Problem statement ->
Restate each line of the listing exactly, without carrying over any pictures.

Collected data ->
[BEGIN]

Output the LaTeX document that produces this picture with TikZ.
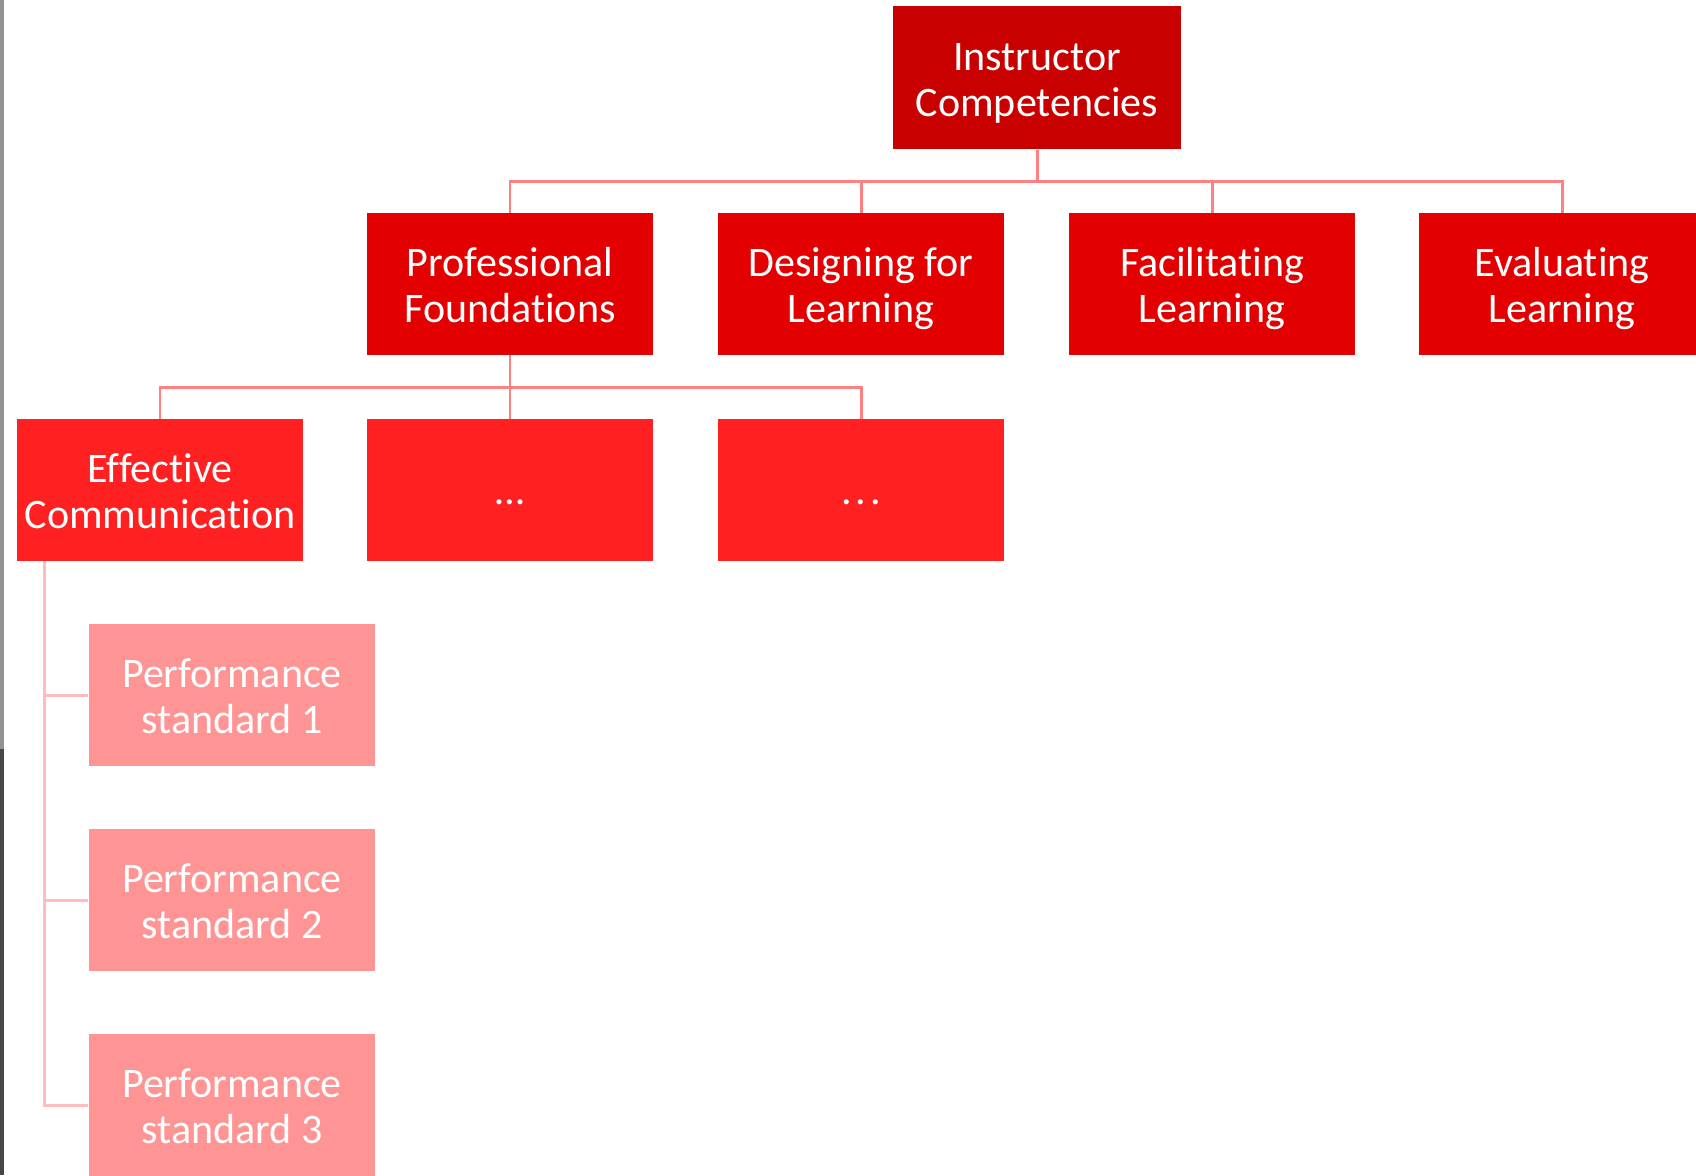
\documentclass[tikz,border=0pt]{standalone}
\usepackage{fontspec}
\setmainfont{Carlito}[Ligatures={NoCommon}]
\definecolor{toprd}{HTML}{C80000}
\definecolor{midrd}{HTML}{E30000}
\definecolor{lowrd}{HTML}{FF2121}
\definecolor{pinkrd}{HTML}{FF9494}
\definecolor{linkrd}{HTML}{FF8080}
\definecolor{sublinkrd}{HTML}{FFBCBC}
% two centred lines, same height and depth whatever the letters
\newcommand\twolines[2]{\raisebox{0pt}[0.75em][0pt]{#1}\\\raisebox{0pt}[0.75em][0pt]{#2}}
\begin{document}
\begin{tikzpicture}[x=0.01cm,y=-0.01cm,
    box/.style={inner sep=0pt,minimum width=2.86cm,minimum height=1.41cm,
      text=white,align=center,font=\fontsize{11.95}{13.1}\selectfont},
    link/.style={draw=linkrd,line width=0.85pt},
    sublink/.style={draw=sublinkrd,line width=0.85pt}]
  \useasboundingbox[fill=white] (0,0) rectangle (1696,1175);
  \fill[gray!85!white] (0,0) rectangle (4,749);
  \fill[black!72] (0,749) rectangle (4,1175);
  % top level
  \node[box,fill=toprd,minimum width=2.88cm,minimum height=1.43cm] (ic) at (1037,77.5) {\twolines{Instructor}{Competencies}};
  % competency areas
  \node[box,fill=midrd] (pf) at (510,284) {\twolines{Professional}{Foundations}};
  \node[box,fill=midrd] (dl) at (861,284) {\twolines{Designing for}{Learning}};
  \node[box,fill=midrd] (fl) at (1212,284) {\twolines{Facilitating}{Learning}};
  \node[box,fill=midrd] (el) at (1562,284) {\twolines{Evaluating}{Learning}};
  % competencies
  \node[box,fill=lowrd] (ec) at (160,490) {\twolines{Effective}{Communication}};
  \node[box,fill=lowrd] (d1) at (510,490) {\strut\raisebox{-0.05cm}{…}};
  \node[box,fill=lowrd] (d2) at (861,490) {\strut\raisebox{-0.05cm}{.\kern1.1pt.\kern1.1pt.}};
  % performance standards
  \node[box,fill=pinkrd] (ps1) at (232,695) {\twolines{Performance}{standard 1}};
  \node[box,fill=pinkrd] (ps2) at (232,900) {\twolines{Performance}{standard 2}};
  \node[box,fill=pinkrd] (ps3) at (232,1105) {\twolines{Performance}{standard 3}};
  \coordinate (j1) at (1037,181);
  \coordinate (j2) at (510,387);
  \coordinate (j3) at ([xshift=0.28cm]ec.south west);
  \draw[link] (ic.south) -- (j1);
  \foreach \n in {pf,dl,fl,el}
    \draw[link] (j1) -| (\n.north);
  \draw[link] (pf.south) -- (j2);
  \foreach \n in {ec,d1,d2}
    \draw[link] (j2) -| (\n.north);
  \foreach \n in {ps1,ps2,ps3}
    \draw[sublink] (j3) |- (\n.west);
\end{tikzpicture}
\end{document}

[END]

Output of the exercise ->
Output the LaTeX document that produces this picture with TikZ.
\documentclass[tikz,border=0pt]{standalone}
\usepackage{fontspec}
\setmainfont{Carlito}[Ligatures={NoCommon}]
\definecolor{toprd}{HTML}{C80000}
\definecolor{midrd}{HTML}{E30000}
\definecolor{lowrd}{HTML}{FF2121}
\definecolor{pinkrd}{HTML}{FF9494}
\definecolor{linkrd}{HTML}{FF8080}
\definecolor{sublinkrd}{HTML}{FFBCBC}
% two centred lines, same height and depth whatever the letters
\newcommand\twolines[2]{\raisebox{0pt}[0.75em][0pt]{#1}\\\raisebox{0pt}[0.75em][0pt]{#2}}
\begin{document}
\begin{tikzpicture}[x=0.01cm,y=-0.01cm,
    box/.style={inner sep=0pt,minimum width=2.86cm,minimum height=1.41cm,
      text=white,align=center,font=\fontsize{11.95}{13.1}\selectfont},
    link/.style={draw=linkrd,line width=0.85pt},
    sublink/.style={draw=sublinkrd,line width=0.85pt}]
  \useasboundingbox[fill=white] (0,0) rectangle (1696,1175);
  \fill[gray!85!white] (0,0) rectangle (4,749);
  \fill[black!72] (0,749) rectangle (4,1175);
  % top level
  \node[box,fill=toprd,minimum width=2.88cm,minimum height=1.43cm] (ic) at (1037,77.5) {\twolines{Instructor}{Competencies}};
  % competency areas
  \node[box,fill=midrd] (pf) at (510,284) {\twolines{Professional}{Foundations}};
  \node[box,fill=midrd] (dl) at (861,284) {\twolines{Designing for}{Learning}};
  \node[box,fill=midrd] (fl) at (1212,284) {\twolines{Facilitating}{Learning}};
  \node[box,fill=midrd] (el) at (1562,284) {\twolines{Evaluating}{Learning}};
  % competencies
  \node[box,fill=lowrd] (ec) at (160,490) {\twolines{Effective}{Communication}};
  \node[box,fill=lowrd] (d1) at (510,490) {\strut\raisebox{-0.05cm}{…}};
  \node[box,fill=lowrd] (d2) at (861,490) {\strut\raisebox{-0.05cm}{.\kern1.1pt.\kern1.1pt.}};
  % performance standards
  \node[box,fill=pinkrd] (ps1) at (232,695) {\twolines{Performance}{standard 1}};
  \node[box,fill=pinkrd] (ps2) at (232,900) {\twolines{Performance}{standard 2}};
  \node[box,fill=pinkrd] (ps3) at (232,1105) {\twolines{Performance}{standard 3}};
  \coordinate (j1) at (1037,181);
  \coordinate (j2) at (510,387);
  \coordinate (j3) at ([xshift=0.28cm]ec.south west);
  \draw[link] (ic.south) -- (j1);
  \foreach \n in {pf,dl,fl,el}
    \draw[link] (j1) -| (\n.north);
  \draw[link] (pf.south) -- (j2);
  \foreach \n in {ec,d1,d2}
    \draw[link] (j2) -| (\n.north);
  \foreach \n in {ps1,ps2,ps3}
    \draw[sublink] (j3) |- (\n.west);
\end{tikzpicture}
\end{document}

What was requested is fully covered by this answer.